The design and critical study of charts, graphs, and other graphical displays for exploring and arguing about humanities data, with attention to interpretation, uncertainty, and the constructed nature of the underlying evidence.

Scope

Covers the theory and practice of visualizing humanities data: principles of effective graphical display, the adaptation of information-design conventions to humanistic material, and critical approaches that treat data as constructed and visualizations as arguments.
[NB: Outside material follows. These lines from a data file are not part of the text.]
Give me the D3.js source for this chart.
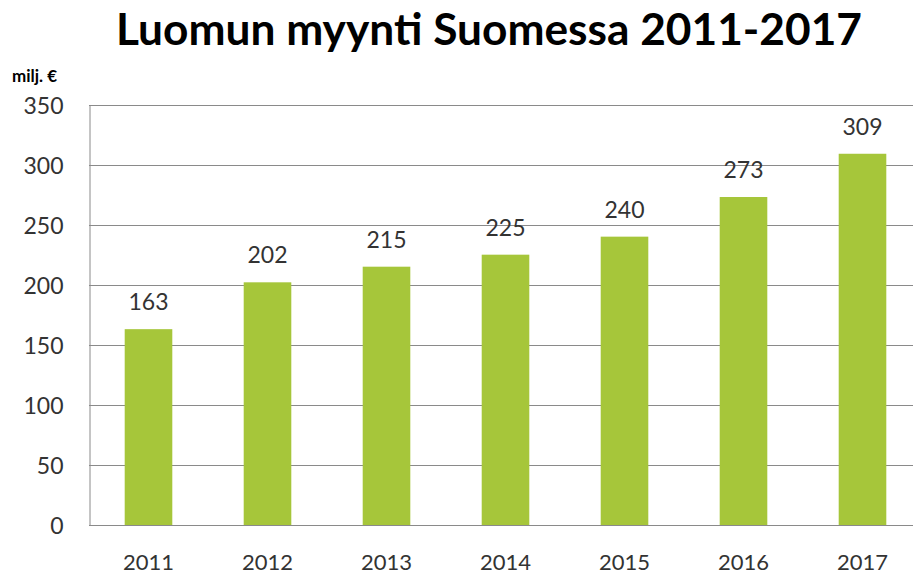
<!DOCTYPE html>
<html><head><meta charset="utf-8">
<script src="https://d3js.org/d3.v7.min.js"></script>
<style>body{margin:0;background:#fff}svg{display:block}</style>
</head><body><svg id="c" width="913" height="575"></svg>
<script>
const categories = ["2011","2012","2013","2014","2015","2016","2017"];
const values = [163,202,215,225,240,273,309];
const yTicks = [0,50,100,150,200,250,300,350];
const titleText = "Luomun myynti Suomessa 2011-2017";
const unitText = "milj. €";

const svg = d3.select("#c");
const font = "Lato, 'Open Sans', sans-serif";
const x = d3.scaleBand().domain(categories).range([89, 922]).paddingInner(0.6).paddingOuter(0.3);
const y = d3.scaleLinear().domain([0,350]).range([525, 104.5]);

svg.append("text").attr("x", 489).attr("y", 45).attr("text-anchor","middle")
  .attr("font-family", font).attr("font-weight","bold").attr("font-size", 44)
  .attr("textLength", 746).attr("lengthAdjust","spacingAndGlyphs")
  .attr("fill","#000").text(titleText);
svg.append("text").attr("x", 12).attr("y", 82)
  .attr("font-family", font).attr("font-weight","bold").attr("font-size", 17)
  .attr("fill","#000").text(unitText);

const grid = svg.append("g");
grid.selectAll("line").data(yTicks.filter(d=>d>0)).join("line")
  .attr("x1", 89).attr("x2", 913).attr("y1", d=>Math.round(y(d))+0.5).attr("y2", d=>Math.round(y(d))+0.5)
  .attr("stroke","#8a8a8a").attr("stroke-width",1);

svg.selectAll("rect.bar").data(values).join("rect").attr("class","bar")
  .attr("x",(d,i)=>x(categories[i])).attr("width", x.bandwidth())
  .attr("y", d=>y(d)).attr("height", d=>y(0)-y(d)).attr("fill","#a6c63a");

const yAxis = svg.append("g").attr("transform","translate(89.5,0)")
  .call(d3.axisLeft(y).tickValues(yTicks).tickSize(0).tickPadding(26));
yAxis.select(".domain").attr("stroke","#8a8a8a");
yAxis.selectAll("text").attr("font-family", font).attr("font-size", 23).attr("fill","#333").attr("dy","0.38em");

const xAxis = svg.append("g").attr("transform",`translate(0,${Math.round(y(0))+0.5})`)
  .call(d3.axisBottom(x).tickSize(0).tickPadding(0));
xAxis.select(".domain").attr("stroke","#8a8a8a").attr("d","M89,0H913");
xAxis.selectAll("text").attr("font-family", font).attr("font-size", 22).attr("fill","#333")
  .attr("dy", null).attr("y", 44);

svg.selectAll("text.val").data(values).join("text").attr("class","val")
  .attr("x",(d,i)=>x(categories[i])+x.bandwidth()/2).attr("y", d=>y(d)-19)
  .attr("text-anchor","middle").attr("font-family", font).attr("font-size", 23).attr("fill","#333")
  .text(d=>d);
</script></body></html>
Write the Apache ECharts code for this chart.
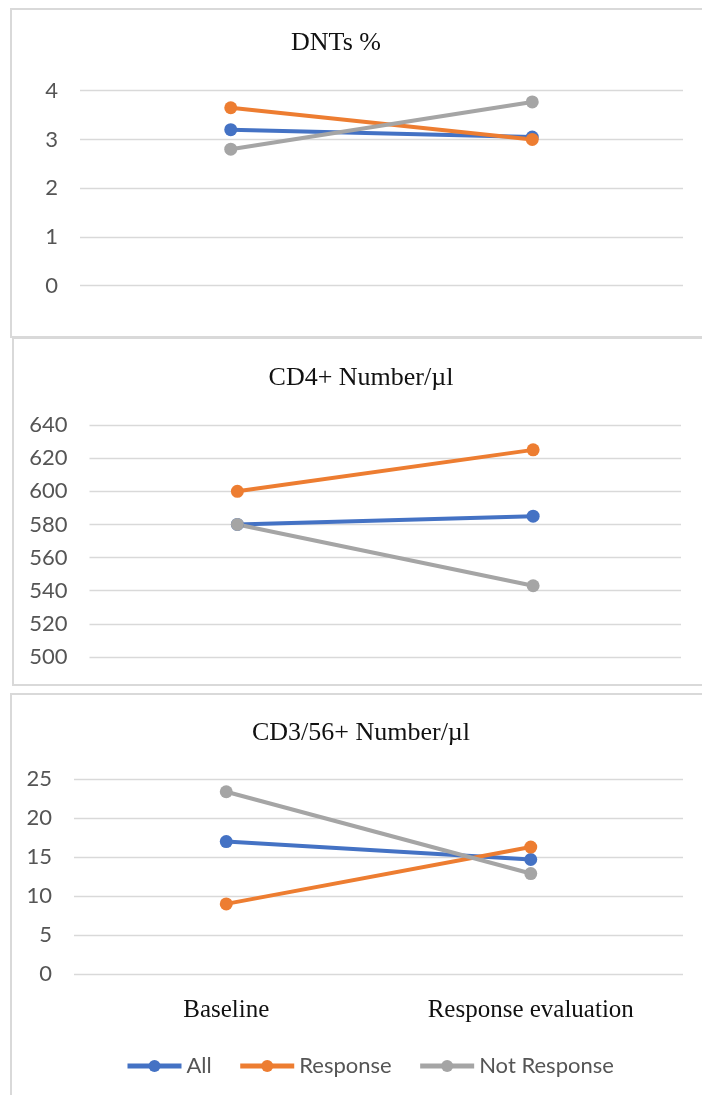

Includes the representation of uncertainty and the design of interpretive, rather than merely illustrative, displays.

Core questions

  • What makes a visualization effective and honest?
  • How can interpretive uncertainty be shown rather than hidden?
  • Do scientific charting conventions distort humanistic material?
  • When is a visualization an argument rather than an illustration?

Key concepts

  • Capta
  • Data-ink
  • Graphical rhetoric
  • Uncertainty visualization
  • Interpretive display

Key theories

Capta, not data
Drucker argued that humanistic information is taken and constructed ('capta'), so visualizations should express its interpretive, observer-dependent character rather than present it as given fact.
Visualization as knowledge production
In Graphesis, Drucker treated graphical forms as ways of producing knowledge with their own histories and rhetoric, not neutral containers for prior facts.
Principles of graphical excellence
Tufte set out widely used design principles — maximizing data-ink, avoiding distortion — that humanities visualization both draws on and critiques.

History

Information-design principles associated with Tufte spread widely from the 1980s. As humanists adopted visualization, Drucker's 2011 essay and 2014 book Graphesis articulated a critical, interpretive alternative emphasizing that cultural data and its display are constructed, shaping debates about visualization in the digital humanities.

Debates

Standard charts versus interpretive visualization
Whether conventional charts import a false objectivity into the humanities or whether humanists should design new forms that foreground ambiguity and perspective.

Key figures

  • Johanna Drucker
  • Edward Tufte

Related topics

Seminal works

  • drucker2011
  • drucker2014
  • tufte2001

Frequently asked questions

Why not just use the same charts as scientists and statisticians?
Those conventions can work, but humanists often deal with ambiguous, incomplete, and interpretive evidence. Critics such as Drucker argue that standard charts can imply a precision the data lacks, and that humanities visualizations should be designed to represent uncertainty and the observer's standpoint.